A macabre 1,700-year-old mass grave of people and horses, discovered in
Normandy, poses perplexing new questions about the Roman conquest of
France. Was there a small part of ancient Gaul which refused,
Asterix-like, to surrender for 300 years?
The grave site, from the 3rd century, which was discovered by French
state archaeologists at Evreux, appears to contain ritual arrangements
of human and horse remains. In one, a human skull is clasped between
two horse's skulls, like the two halves of a giant shell.
In Gaullish times, 300 years earlier, graves containing both horses
and people were common. No such grave has ever been found from the
Roman period, and even in the previous era, the remains were kept
carefully apart.
In the recently discovered grave, about 50 miles west of Paris, the
bones appear to have been intentionally mixed. The skeletons of 40
people and 100 horses have been found so far.
Was this a local - or maybe more widespread - survival of the
Gaullish cult of Epona, the goddess of horses and warriors? Sylvie
Pluton is leader of the dig for the |Institut National de Recherches
Arcologique Prventives (Inrap). She is also an expert on the
Gallo-Roman period.
"With the Romans, you usually know what to expect," she said. "They
were very organised. Their graves were very orderly. Not here. The
bodies point in all directions ... Above all, there is extraordinary
mingling of humans and horses. We could be looking at a cultural
survival, previously unknown, such as a worship of the goddess Epona."

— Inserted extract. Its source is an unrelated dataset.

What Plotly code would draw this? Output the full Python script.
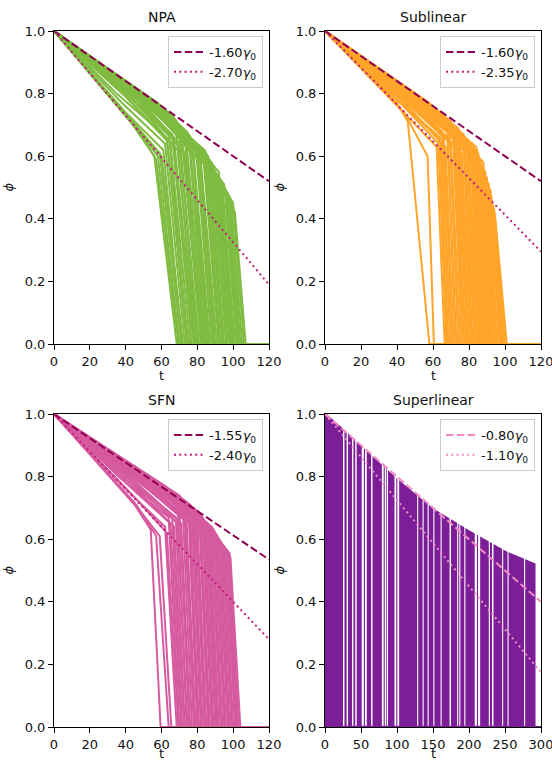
import plotly.graph_objects as go

GAMMA0 = 0.0025

# ---------------- data ----------------
# each trajectory: (0,1) -> (knee_t, knee_phi) -> (drop_t, drop_phi) -> (zero_t, 0) -> (t_end, 0)
npa_knee_t = [44, 46, 45, 42, 44, 40,
              38, 35, 40, 36, 42, 38, 45, 40, 34, 44, 40, 48, 36, 46,
              42, 50, 45, 38, 52, 48, 55, 44, 50, 56, 46, 58, 52, 60, 48, 62, 55, 58,
              60, 64, 56, 66, 60, 68, 62, 70, 64, 72, 66, 75, 70, 78, 80, 74, 82, 84]
npa_knee_phi = [0.70, 0.69, 0.70, 0.72, 0.71, 0.74,
                0.77, 0.80, 0.79, 0.82, 0.78, 0.81, 0.79, 0.80, 0.84, 0.78, 0.82, 0.77, 0.83, 0.79,
                0.81, 0.77, 0.80, 0.83, 0.77, 0.79, 0.76, 0.81, 0.79, 0.76, 0.80, 0.75, 0.79, 0.755, 0.80, 0.74, 0.78, 0.77,
                0.76, 0.73, 0.77, 0.72, 0.75, 0.71, 0.75, 0.70, 0.74, 0.69, 0.73, 0.67, 0.70, 0.65, 0.64, 0.68, 0.63, 0.62]
npa_drop_t = [56, 57, 58, 59, 60, 61,
              62, 63, 63, 64, 65, 66, 66, 67, 68, 69, 70, 70, 71, 72,
              73, 73, 74, 75, 76, 77, 78, 79, 80, 80, 81, 82, 83, 84, 85, 86, 86, 87,
              88, 88, 89, 90, 90, 91, 92, 92, 93, 94, 95, 96, 97, 97, 98, 99, 100, 101]
npa_drop_phi = [0.60, 0.59, 0.60, 0.61, 0.60, 0.62,
                0.64, 0.66, 0.65, 0.68, 0.64, 0.67, 0.66, 0.65, 0.69, 0.62, 0.67, 0.63, 0.68, 0.63,
                0.66, 0.61, 0.64, 0.67, 0.62, 0.63, 0.60, 0.64, 0.62, 0.59, 0.61, 0.58, 0.62, 0.60, 0.58, 0.57, 0.60, 0.56,
                0.58, 0.54, 0.57, 0.53, 0.55, 0.52, 0.55, 0.50, 0.52, 0.50, 0.51, 0.49, 0.48, 0.47, 0.47, 0.45, 0.45, 0.42]
npa_zero_t = [68.5, 69.5, 70, 71, 72, 71.5,
              73, 74, 75, 74.5, 76, 77, 78, 78.5, 79, 80, 80.5, 81, 82, 82.5,
              83, 84, 84.5, 85, 86, 86.5, 87, 88, 89, 89.5, 90, 91, 92, 92.5, 93, 94, 94.5, 95,
              96, 96.5, 97, 98, 98.5, 99, 99.5, 100, 100.5, 101, 102, 102.5, 103, 103.5, 104, 105, 106, 107]

sub_knee_t = [40, 44,
              40, 36, 42, 38, 44, 35, 40, 46, 37, 42, 34, 45, 38, 48, 40, 44,
              50, 36, 46, 52, 40, 48, 55, 44, 50, 57, 46, 53, 60, 48, 56, 62, 52, 58, 64, 55,
              60, 66, 58, 68, 62, 70, 64, 72, 66, 74, 68, 76, 70, 78, 80, 74, 82, 84]
sub_knee_phi = [0.77, 0.74,
                0.76, 0.80, 0.77, 0.79, 0.77, 0.82, 0.80, 0.76, 0.82, 0.79, 0.84, 0.78, 0.82, 0.77, 0.81, 0.80,
                0.77, 0.83, 0.79, 0.76, 0.82, 0.79, 0.76, 0.81, 0.78, 0.75, 0.80, 0.78, 0.75, 0.80, 0.77, 0.74, 0.79, 0.76, 0.73, 0.78,
                0.76, 0.72, 0.77, 0.71, 0.75, 0.70, 0.74, 0.69, 0.73, 0.68, 0.72, 0.67, 0.71, 0.66, 0.65, 0.69, 0.64, 0.63]
sub_drop_t = [46, 57,
              62, 63, 63, 64, 65, 65, 66, 67, 68, 68, 69, 70, 71, 72, 72, 73,
              74, 74, 75, 76, 77, 77, 78, 79, 79, 80, 81, 81, 82, 83, 83, 84, 85, 85, 86, 86,
              87, 87, 88, 88, 89, 89, 90, 90, 91, 91, 92, 92, 92.5, 93, 93, 93.5, 94, 94.5]
sub_drop_phi = [0.71, 0.60,
                0.63, 0.66, 0.64, 0.66, 0.64, 0.68, 0.66, 0.63, 0.69, 0.65, 0.70, 0.64, 0.68, 0.63, 0.66, 0.65,
                0.62, 0.68, 0.64, 0.61, 0.67, 0.63, 0.61, 0.65, 0.62, 0.60, 0.64, 0.61, 0.60, 0.62, 0.60, 0.59, 0.61, 0.58, 0.57, 0.59,
                0.57, 0.55, 0.58, 0.54, 0.55, 0.52, 0.53, 0.50, 0.51, 0.48, 0.49, 0.46, 0.47, 0.44, 0.43, 0.42, 0.43, 0.41]
sub_zero_t = [58, 60.5,
              66.5, 67.5, 68, 68.5, 69.5, 70, 71, 71.5, 72.5, 73, 74, 75, 76, 76.5, 77.5, 78,
              79, 79.5, 80, 81, 81.5, 82, 83, 83.5, 84, 85, 85.5, 86, 86.5, 87, 88, 88.5, 89, 89.5, 90, 90.5,
              91, 91.5, 92, 92.5, 93, 93.5, 94, 95, 95.5, 96, 97, 97.5, 98, 98.5, 99, 99.5, 100, 101]

sfn_knee_t = [45, 46, 44,
              40, 44, 36, 42, 38, 46, 40, 35, 44, 38, 48, 42, 36, 46, 50, 40,
              44, 52, 48, 38, 55, 46, 52, 58, 42, 50, 60, 55, 62, 48, 58, 65, 54, 62, 68,
              58, 66, 72, 62, 70, 75, 66, 78, 70, 80, 74, 82, 76, 84, 80, 86, 82, 88]
sfn_knee_phi = [0.71, 0.71, 0.72,
                0.76, 0.74, 0.80, 0.77, 0.80, 0.76, 0.80, 0.84, 0.78, 0.82, 0.77, 0.81, 0.85, 0.79, 0.78, 0.83,
                0.81, 0.78, 0.80, 0.84, 0.77, 0.81, 0.79, 0.76, 0.83, 0.80, 0.76, 0.78, 0.75, 0.81, 0.77, 0.74, 0.79, 0.76, 0.73,
                0.78, 0.74, 0.72, 0.77, 0.73, 0.71, 0.75, 0.69, 0.74, 0.69, 0.72, 0.67, 0.71, 0.66, 0.69, 0.65, 0.67, 0.64]
sfn_drop_t = [54, 57, 59,
              62, 63, 64, 65, 66, 67, 68, 69, 69, 70, 71, 72, 73, 73, 74, 75,
              76, 76, 77, 78, 78, 79, 80, 80, 81, 82, 82, 83, 84, 84, 85, 86, 86, 87, 87,
              88, 88, 89, 90, 90, 91, 92, 92, 93, 94, 94, 95, 96, 96, 97, 97.5, 98, 98.5]
sfn_drop_phi = [0.63, 0.61, 0.61,
                0.64, 0.62, 0.67, 0.65, 0.67, 0.64, 0.67, 0.71, 0.65, 0.69, 0.65, 0.68, 0.72, 0.66, 0.66, 0.70,
                0.68, 0.65, 0.67, 0.70, 0.64, 0.67, 0.66, 0.64, 0.68, 0.66, 0.63, 0.65, 0.63, 0.66, 0.64, 0.62, 0.64, 0.62, 0.61,
                0.63, 0.60, 0.60, 0.61, 0.59, 0.59, 0.59, 0.58, 0.58, 0.58, 0.57, 0.57, 0.56, 0.56, 0.56, 0.55, 0.555, 0.54]
sfn_zero_t = [59.5, 64, 65.5,
              68.5, 69.5, 70, 71, 71.5, 72.5, 73, 74, 74.5, 75.5, 76, 77, 78, 78.5, 79, 80,
              80.5, 81, 82, 82.5, 83, 84, 84.5, 85, 86, 86.5, 87, 88, 88.5, 89, 90, 90.5, 91, 91.5, 92,
              93, 93.5, 94, 95, 95.5, 96, 97, 97.5, 98, 99, 99.5, 100, 101, 101.5, 102, 102.5, 103, 104]

# Superlinear: envelope of surviving trajectories, last collapse time, and collapse-free time gaps
sup_env_t = [0, 25, 50, 100, 150, 200, 250, 280, 291]
sup_env_phi = [1.0, 0.95, 0.895, 0.79, 0.695, 0.625, 0.56, 0.53, 0.52]
sup_last_t = 291
sup_gap_start = [25, 30, 37.5, 42, 51, 55.5, 64, 79, 83, 86, 96.5, 100.5, 128, 135.5, 142.5, 150.5, 160.5,
                 173, 183.5, 186.5, 193.5, 208, 212.5, 227.5, 232, 246, 253.5, 276.5]
sup_gap_end = [27, 32, 39.5, 44, 54, 58, 66, 81.5, 85, 87.5, 99, 103, 129.5, 137, 144, 152, 162,
               175, 185, 188, 195, 211, 215.5, 229, 234, 247.5, 255, 278]

panel_titles = ["NPA", "Sublinear", "SFN", "Superlinear"]
t_end = [120, 120, 120, 300]
x_ticks = [[0, 20, 40, 60, 80, 100, 120]] * 3 + [[0, 50, 100, 150, 200, 250, 300]]
y_ticks = [0.0, 0.2, 0.4, 0.6, 0.8, 1.0]
ref_dashed = [1.60, 1.60, 1.55, 0.80]   # slopes in units of gamma0
ref_dotted = [2.70, 2.35, 2.40, 1.10]

colors = ["#7fbc41", "#ffa52a", "#d65a9f", "#7b1e97"]
ref_dash_colors = ["#8e0152", "#8e0152", "#8e0152", "#f48ac6"]
ref_dot_colors = ["#c51b7d", "#c51b7d", "#c51b7d", "#f48ac6"]

# ---------------- figure ----------------
W, H = 552, 760
ML, MR, MT, MB = 54, 11, 31, 33
PW, PH = W - ML - MR, H - MT - MB
def fx(px):
    return (px - ML) / PW
def fy(py):
    return 1 - (py - MT) / PH

x_domains = [[fx(54), fx(269)], [fx(325), fx(541)], [fx(54), fx(269)], [fx(325), fx(541)]]
y_domains = [[fy(344), fy(31)], [fy(344), fy(31)], [fy(727), fy(414)], [fy(727), fy(414)]]

fig = go.Figure()
axis_ids = ["", "2", "3", "4"]

def add_trajs(i, kt, kp, dt, dp, zt):
    xs, ys = [], []
    for a, b, c, d, e in zip(kt, kp, dt, dp, zt):
        xs += [0, a, c, e, t_end[i], None]
        ys += [1.0, b, d, 0.0, 0.0, None]
    fig.add_trace(go.Scatter(x=xs, y=ys, mode="lines", line=dict(color=colors[i], width=2),
                             showlegend=False, hoverinfo="skip",
                             xaxis="x" + axis_ids[i], yaxis="y" + axis_ids[i]))

add_trajs(0, npa_knee_t, npa_knee_phi, npa_drop_t, npa_drop_phi, npa_zero_t)
add_trajs(1, sub_knee_t, sub_knee_phi, sub_drop_t, sub_drop_phi, sub_zero_t)
add_trajs(2, sfn_knee_t, sfn_knee_phi, sfn_drop_t, sfn_drop_phi, sfn_zero_t)

# superlinear ensemble
fig.add_trace(go.Scatter(x=sup_env_t + [sup_last_t], y=sup_env_phi + [0.0], mode="lines",
                         fill="tozeroy", fillcolor=colors[3], line=dict(color=colors[3], width=2),
                         showlegend=False, hoverinfo="skip", xaxis="x4", yaxis="y4"))
gx, gy = [], []
for a, b in zip(sup_gap_start, sup_gap_end):
    gx += [a, a, b, b, None]
    gy += [0.004, 1.0, 1.0, 0.004, None]
fig.add_trace(go.Scatter(x=gx, y=gy, mode="lines", fill="toself", fillcolor="white",
                         line=dict(width=0, color="white"), showlegend=False, hoverinfo="skip",
                         xaxis="x4", yaxis="y4"))
fig.add_trace(go.Scatter(x=[0, t_end[3]], y=[0, 0], mode="lines", line=dict(color=colors[3], width=2),
                         showlegend=False, hoverinfo="skip", xaxis="x4", yaxis="y4"))

# reference lines
legend_ids = ["legend", "legend2", "legend3", "legend4"]
for i in range(4):
    te = t_end[i]
    for k, col, dash in ((ref_dashed[i], ref_dash_colors[i], "7.5px,3.3px"),
                         (ref_dotted[i], ref_dot_colors[i], "2px,3.3px")):
        fig.add_trace(go.Scatter(x=[0, te], y=[1.0, 1.0 - k * GAMMA0 * te], mode="lines",
                                 line=dict(color=col, width=2, dash=dash),
                                 name="-%.2f<i>γ</i><sub>0</sub>" % k, legend=legend_ids[i],
                                 xaxis="x" + axis_ids[i], yaxis="y" + axis_ids[i]))

font = dict(family="DejaVu Sans", size=13, color="#111")
layout = dict(width=W, height=H, margin=dict(l=ML, r=MR, t=MT, b=MB, autoexpand=False),
              paper_bgcolor="white", plot_bgcolor="white", font=font)
for i in range(4):
    ax = dict(domain=x_domains[i], range=[0, t_end[i]], tickvals=x_ticks[i], automargin=False,
              ticklabeloverflow="allow",
              showline=True, mirror=True, linecolor="black", linewidth=1.1,
              ticks="outside", ticklen=5, tickwidth=1.1, tickcolor="black",
              showgrid=False, zeroline=False, anchor="y" + axis_ids[i])
    ay = dict(domain=y_domains[i], range=[0, 1], tickvals=y_ticks, tickformat=".1f", automargin=False,
              ticklabeloverflow="allow",
              showline=True, mirror=True, linecolor="black", linewidth=1.1,
              ticks="outside", ticklen=5, tickwidth=1.1, tickcolor="black",
              showgrid=False, zeroline=False, anchor="x" + axis_ids[i])
    layout["xaxis" + axis_ids[i]] = ax
    layout["yaxis" + axis_ids[i]] = ay
    layout[legend_ids[i]] = dict(x=x_domains[i][1] - 6 / PW, y=y_domains[i][1] - 5 / PH,
                                 xanchor="right", yanchor="top", bgcolor="rgba(255,255,255,0.8)",
                                 bordercolor="#cccccc", borderwidth=1, font=dict(size=13),
                                 tracegroupgap=0)

annotations = []
for i in range(4):
    xc = (x_domains[i][0] + x_domains[i][1]) / 2
    yc = (y_domains[i][0] + y_domains[i][1]) / 2
    annotations.append(dict(text=panel_titles[i], x=xc, y=y_domains[i][1], xref="paper", yref="paper",
                            xanchor="center", yanchor="bottom", yshift=4, showarrow=False,
                            font=dict(size=14)))
    annotations.append(dict(text="t", x=xc, y=y_domains[i][0], xref="paper", yref="paper",
                            xanchor="center", yanchor="middle", yshift=(-31 if i < 2 else -26),
                            showarrow=False, font=dict(size=13)))
    annotations.append(dict(text="<i>ϕ</i>", x=x_domains[i][0], y=yc, xref="paper", yref="paper",
                            xanchor="center", yanchor="middle", xshift=-46, textangle=-90,
                            showarrow=False, font=dict(size=13)))
layout["annotations"] = annotations
fig.update_layout(**layout)
fig.write_html("out.html")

Roman graves often contained offerings of food, but Romans did not
eat horse flesh. Nor can this have been a warriors' grave. Many of the
human skeletons are those of children or women or old men.
Some Gaullish practices and beliefs did survive deep into Roman
times, but there have been no previous finds as striking. One of the
visitors to the site was Professor Christian Goudineau of the Collge
de France, the foremost expert on the period. He said: "Personally, I
am reluctant to believe in some kind of cultural survival, such as a
cult of the goddess Epona. Why would it survive for so long? And here,
on the edge of what we know was a large Roman town?
"Perhaps these were slaves and horses which died in an epidemic and
were just thrown here in a hurry and became mixed up," he added.
The problem, as Professor Goudineau himself pointed out, is that
some of the remains seem to have been carefully arranged. Further
digging on the site in the next two months, before it is covered by a
new bungalow, may help to unlock the mystery.